─── SOURCE MATERIAL
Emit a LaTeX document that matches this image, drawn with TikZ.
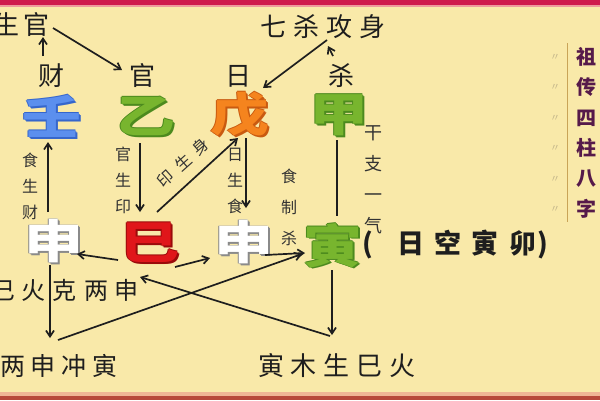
\documentclass[tikz,border=0pt]{standalone}
\usepackage{fontspec}
\usepackage{graphicx}
\setmainfont{Noto Sans CJK SC}
\usetikzlibrary{arrows.meta}
\definecolor{bg}{HTML}{F9E9A9}
\definecolor{ink}{HTML}{1E1E1E}
\definecolor{ink2}{HTML}{333333}
\definecolor{topred}{HTML}{CF1A4C}
\definecolor{toppink}{HTML}{EE9A9C}
\definecolor{botsal}{HTML}{F0B595}
\definecolor{botred}{HTML}{B8483A}
\definecolor{blueM}{HTML}{5B8FEE}
\definecolor{blueE}{HTML}{3566CC}
\definecolor{grnM}{HTML}{78B52E}
\definecolor{grnE}{HTML}{4C8A1E}
\definecolor{orgM}{HTML}{F5841E}
\definecolor{orgE}{HTML}{C95A10}
\definecolor{redM}{HTML}{E0161A}
\definecolor{redE}{HTML}{9A0A0A}
\definecolor{wE}{HTML}{8A8A8A}
\definecolor{purp}{HTML}{561A4A}
\definecolor{gold}{HTML}{C9A458}
\definecolor{markc}{HTML}{C2B58A}
\newcommand\bch[3]{\scalebox{1.28}[1]{%
 \makebox[0pt][l]{\kern1.6pt\raisebox{-1.8pt}{\textcolor{#2}{#3}}}%
 \makebox[0pt][l]{\kern-0.8pt\textcolor{#2}{#3}}%
 \makebox[0pt][l]{\kern0.8pt\raisebox{-0.8pt}{\textcolor{#2}{#3}}}%
 \makebox[0pt][l]{\raisebox{0.8pt}{\textcolor{#2}{#3}}}%
 \textcolor{#1}{#3}}}
\tikzset{
 bigc/.style={font=\bfseries\fontsize{46}{46}\selectfont, inner sep=0pt},
 lab/.style={font=\fontsize{26}{26}\selectfont, text=ink, inner sep=1pt},
 blab/.style={font=\fontsize{24}{24}\selectfont, text=ink, inner sep=1pt},
 sm/.style={font=\fontsize{16}{26}\selectfont, text=ink2, align=center, inner sep=1pt},
 arr/.style={draw=ink, line width=1.7pt, -{Straight Barb[length=6pt,width=8pt]}},
 ln/.style={draw=ink, line width=1.7pt},
}
\begin{document}
\begin{tikzpicture}[x=1pt,y=-1pt]
\useasboundingbox (0,0) rectangle (600,400);
\fill[bg] (0,0) rectangle (600,400);
\fill[toppink] (0,4) rectangle (600,7);
\fill[topred] (0,0) rectangle (600,4.5);
\fill[botsal] (0,392) rectangle (600,396);
\fill[botred] (0,396) rectangle (600,400);

% big characters
\node[bigc] (ren) at (52,117) {\bch{blueM}{blueE}{壬}};
\node[bigc] (yi) at (146,117) {\bch{grnM}{grnE}{乙}};
\node[bigc] (wu) at (240,115) {\bch{orgM}{orgE}{戊}};
\node[bigc] (jia) at (339,116) {\bch{grnM}{grnE}{甲}};
\node[bigc] (shenA) at (54,242) {\bch{white}{wE}{申}};
\node[bigc] (si) at (150,243) {\bch{redM}{redE}{巳}};
\node[bigc] (shenB) at (244,243) {\bch{white}{wE}{申}};
\node[bigc] (yin) at (333,246) {\bch{grnM}{grnE}{寅}};

% labels
\node[lab] (shengguan) at (22,25) {生\kern4pt 官};
\node[lab] (cai) at (51,76) {财};
\node[lab] (guan) at (142,76) {官};
\node[lab] (ri) at (238,76) {日};
\node[lab] (sha) at (341,76) {杀};
\node[lab] (qsgs) at (323,27) {七\kern7pt 杀\kern7pt 攻\kern7pt 身};
\node[blab] (hkls) at (65,290) {巳\kern7pt 火\kern7pt 克\kern7pt 两\kern7pt 申};
\node[lab,font=\fontsize{25}{25}\selectfont] (lsct) at (59,366) {两\kern6pt 申\kern6pt 冲\kern6pt 寅};
\node[lab] (ymss) at (337,366) {寅\kern7pt 木\kern7pt 生\kern7pt 巳\kern7pt 火};

\node[sm] (sscai) at (30,186) {食\\生\\财};
\node[sm] (gsy) at (123,180) {官\\生\\印};
\node[sm] (rss) at (235,181) {日\\生\\食};
\node[sm,font=\fontsize{16}{31}\selectfont] (szs) at (289,207) {食\\制\\杀};
\node[sm,font=\fontsize{18}{31}\selectfont] (gzyq) at (373,180) {干\\支\\一\\气};
\node[sm,rotate=41.6] (ysy) at (183,163) {印\kern8pt 生\kern8pt 身};

\node[anchor=west,font=\bfseries\fontsize{27}{27}\selectfont,text=ink,inner sep=0pt] (rkym) at (362,245) {(\kern25pt 日\kern10pt 空\kern10pt 寅\kern10pt 卯\kern2pt)};

% right panel
\draw[gold,line width=1pt] (567,43) -- (567,222);
\foreach \i/\c/\y in {1/祖/57,2/传/87,3/四/118,4/柱/148,5/八/179,6/字/209}{%
 \node[font=\bfseries\fontsize{20}{20}\selectfont,text=purp,inner sep=0pt] (t\i) at (586,\y) {\c};
 \node[font=\fontsize{10}{10}\selectfont,text=markc,inner sep=0pt] (m\i) at (555,\y) {〃};}

% connectors
\coordinate (p1) at (43,56);   \coordinate (p2) at (43,37);
\coordinate (p3) at (53,28);   \coordinate (p4) at (122,70);
\coordinate (p5) at (327,40);  \coordinate (p6) at (263,88);
\coordinate (p7) at (333,56);  \coordinate (p8) at (328,46);
\coordinate (p9) at (48,212);  \coordinate (p10) at (48,142);
\coordinate (p11) at (140,143);\coordinate (p12) at (140,212);
\coordinate (p13) at (157,212);\coordinate (p14) at (238,138);
\coordinate (p15) at (246,138);\coordinate (p16) at (246,208);
\coordinate (p17) at (265,255);\coordinate (p18) at (305,253);
\coordinate (p19) at (337,140);\coordinate (p20) at (337,216);
\coordinate (p21) at (118,260);\coordinate (p22) at (77,254);
\coordinate (p23) at (175,267);\coordinate (p24) at (210,258);
\coordinate (p25) at (50,265); \coordinate (p26) at (50,338);
\coordinate (p27) at (58,340); \coordinate (p28) at (302,254);
\coordinate (p29) at (332,270);\coordinate (p30) at (332,335);
\coordinate (p31) at (330,336);\coordinate (p32) at (140,277);
\draw[arr] (p1) -- (p2);
\draw[arr] (p3) -- (p4);
\draw[arr] (p5) -- (p6);
\draw[arr] (p7) -- (p8);
\draw[arr] (p9) -- (p10);
\draw[arr] (p11) -- (p12);
\draw[arr] (p13) -- (p14);
\draw[arr] (p15) -- (p16);
\draw[arr] (p17) -- (p18);
\draw[ln] (p19) -- (p20);
\draw[arr] (p21) -- (p22);
\draw[arr] (p23) -- (p24);
\draw[arr] (p25) -- (p26);
\draw[arr] (p27) -- (p28);
\draw[arr] (p29) -- (p30);
\draw[arr] (p31) -- (p32);
\end{tikzpicture}
\end{document}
──────
WHAT TO PRODUCE » Reproduce the whole listing above word for word, but not its pictures.

RESPONSE BELOW »
Emit a LaTeX document that matches this image, drawn with TikZ.
\documentclass[tikz,border=0pt]{standalone}
\usepackage{fontspec}
\usepackage{graphicx}
\setmainfont{Noto Sans CJK SC}
\usetikzlibrary{arrows.meta}
\definecolor{bg}{HTML}{F9E9A9}
\definecolor{ink}{HTML}{1E1E1E}
\definecolor{ink2}{HTML}{333333}
\definecolor{topred}{HTML}{CF1A4C}
\definecolor{toppink}{HTML}{EE9A9C}
\definecolor{botsal}{HTML}{F0B595}
\definecolor{botred}{HTML}{B8483A}
\definecolor{blueM}{HTML}{5B8FEE}
\definecolor{blueE}{HTML}{3566CC}
\definecolor{grnM}{HTML}{78B52E}
\definecolor{grnE}{HTML}{4C8A1E}
\definecolor{orgM}{HTML}{F5841E}
\definecolor{orgE}{HTML}{C95A10}
\definecolor{redM}{HTML}{E0161A}
\definecolor{redE}{HTML}{9A0A0A}
\definecolor{wE}{HTML}{8A8A8A}
\definecolor{purp}{HTML}{561A4A}
\definecolor{gold}{HTML}{C9A458}
\definecolor{markc}{HTML}{C2B58A}
\newcommand\bch[3]{\scalebox{1.28}[1]{%
 \makebox[0pt][l]{\kern1.6pt\raisebox{-1.8pt}{\textcolor{#2}{#3}}}%
 \makebox[0pt][l]{\kern-0.8pt\textcolor{#2}{#3}}%
 \makebox[0pt][l]{\kern0.8pt\raisebox{-0.8pt}{\textcolor{#2}{#3}}}%
 \makebox[0pt][l]{\raisebox{0.8pt}{\textcolor{#2}{#3}}}%
 \textcolor{#1}{#3}}}
\tikzset{
 bigc/.style={font=\bfseries\fontsize{46}{46}\selectfont, inner sep=0pt},
 lab/.style={font=\fontsize{26}{26}\selectfont, text=ink, inner sep=1pt},
 blab/.style={font=\fontsize{24}{24}\selectfont, text=ink, inner sep=1pt},
 sm/.style={font=\fontsize{16}{26}\selectfont, text=ink2, align=center, inner sep=1pt},
 arr/.style={draw=ink, line width=1.7pt, -{Straight Barb[length=6pt,width=8pt]}},
 ln/.style={draw=ink, line width=1.7pt},
}
\begin{document}
\begin{tikzpicture}[x=1pt,y=-1pt]
\useasboundingbox (0,0) rectangle (600,400);
\fill[bg] (0,0) rectangle (600,400);
\fill[toppink] (0,4) rectangle (600,7);
\fill[topred] (0,0) rectangle (600,4.5);
\fill[botsal] (0,392) rectangle (600,396);
\fill[botred] (0,396) rectangle (600,400);

% big characters
\node[bigc] (ren) at (52,117) {\bch{blueM}{blueE}{壬}};
\node[bigc] (yi) at (146,117) {\bch{grnM}{grnE}{乙}};
\node[bigc] (wu) at (240,115) {\bch{orgM}{orgE}{戊}};
\node[bigc] (jia) at (339,116) {\bch{grnM}{grnE}{甲}};
\node[bigc] (shenA) at (54,242) {\bch{white}{wE}{申}};
\node[bigc] (si) at (150,243) {\bch{redM}{redE}{巳}};
\node[bigc] (shenB) at (244,243) {\bch{white}{wE}{申}};
\node[bigc] (yin) at (333,246) {\bch{grnM}{grnE}{寅}};

% labels
\node[lab] (shengguan) at (22,25) {生\kern4pt 官};
\node[lab] (cai) at (51,76) {财};
\node[lab] (guan) at (142,76) {官};
\node[lab] (ri) at (238,76) {日};
\node[lab] (sha) at (341,76) {杀};
\node[lab] (qsgs) at (323,27) {七\kern7pt 杀\kern7pt 攻\kern7pt 身};
\node[blab] (hkls) at (65,290) {巳\kern7pt 火\kern7pt 克\kern7pt 两\kern7pt 申};
\node[lab,font=\fontsize{25}{25}\selectfont] (lsct) at (59,366) {两\kern6pt 申\kern6pt 冲\kern6pt 寅};
\node[lab] (ymss) at (337,366) {寅\kern7pt 木\kern7pt 生\kern7pt 巳\kern7pt 火};

\node[sm] (sscai) at (30,186) {食\\生\\财};
\node[sm] (gsy) at (123,180) {官\\生\\印};
\node[sm] (rss) at (235,181) {日\\生\\食};
\node[sm,font=\fontsize{16}{31}\selectfont] (szs) at (289,207) {食\\制\\杀};
\node[sm,font=\fontsize{18}{31}\selectfont] (gzyq) at (373,180) {干\\支\\一\\气};
\node[sm,rotate=41.6] (ysy) at (183,163) {印\kern8pt 生\kern8pt 身};

\node[anchor=west,font=\bfseries\fontsize{27}{27}\selectfont,text=ink,inner sep=0pt] (rkym) at (362,245) {(\kern25pt 日\kern10pt 空\kern10pt 寅\kern10pt 卯\kern2pt)};

% right panel
\draw[gold,line width=1pt] (567,43) -- (567,222);
\foreach \i/\c/\y in {1/祖/57,2/传/87,3/四/118,4/柱/148,5/八/179,6/字/209}{%
 \node[font=\bfseries\fontsize{20}{20}\selectfont,text=purp,inner sep=0pt] (t\i) at (586,\y) {\c};
 \node[font=\fontsize{10}{10}\selectfont,text=markc,inner sep=0pt] (m\i) at (555,\y) {〃};}

% connectors
\coordinate (p1) at (43,56);   \coordinate (p2) at (43,37);
\coordinate (p3) at (53,28);   \coordinate (p4) at (122,70);
\coordinate (p5) at (327,40);  \coordinate (p6) at (263,88);
\coordinate (p7) at (333,56);  \coordinate (p8) at (328,46);
\coordinate (p9) at (48,212);  \coordinate (p10) at (48,142);
\coordinate (p11) at (140,143);\coordinate (p12) at (140,212);
\coordinate (p13) at (157,212);\coordinate (p14) at (238,138);
\coordinate (p15) at (246,138);\coordinate (p16) at (246,208);
\coordinate (p17) at (265,255);\coordinate (p18) at (305,253);
\coordinate (p19) at (337,140);\coordinate (p20) at (337,216);
\coordinate (p21) at (118,260);\coordinate (p22) at (77,254);
\coordinate (p23) at (175,267);\coordinate (p24) at (210,258);
\coordinate (p25) at (50,265); \coordinate (p26) at (50,338);
\coordinate (p27) at (58,340); \coordinate (p28) at (302,254);
\coordinate (p29) at (332,270);\coordinate (p30) at (332,335);
\coordinate (p31) at (330,336);\coordinate (p32) at (140,277);
\draw[arr] (p1) -- (p2);
\draw[arr] (p3) -- (p4);
\draw[arr] (p5) -- (p6);
\draw[arr] (p7) -- (p8);
\draw[arr] (p9) -- (p10);
\draw[arr] (p11) -- (p12);
\draw[arr] (p13) -- (p14);
\draw[arr] (p15) -- (p16);
\draw[arr] (p17) -- (p18);
\draw[ln] (p19) -- (p20);
\draw[arr] (p21) -- (p22);
\draw[arr] (p23) -- (p24);
\draw[arr] (p25) -- (p26);
\draw[arr] (p27) -- (p28);
\draw[arr] (p29) -- (p30);
\draw[arr] (p31) -- (p32);
\end{tikzpicture}
\end{document}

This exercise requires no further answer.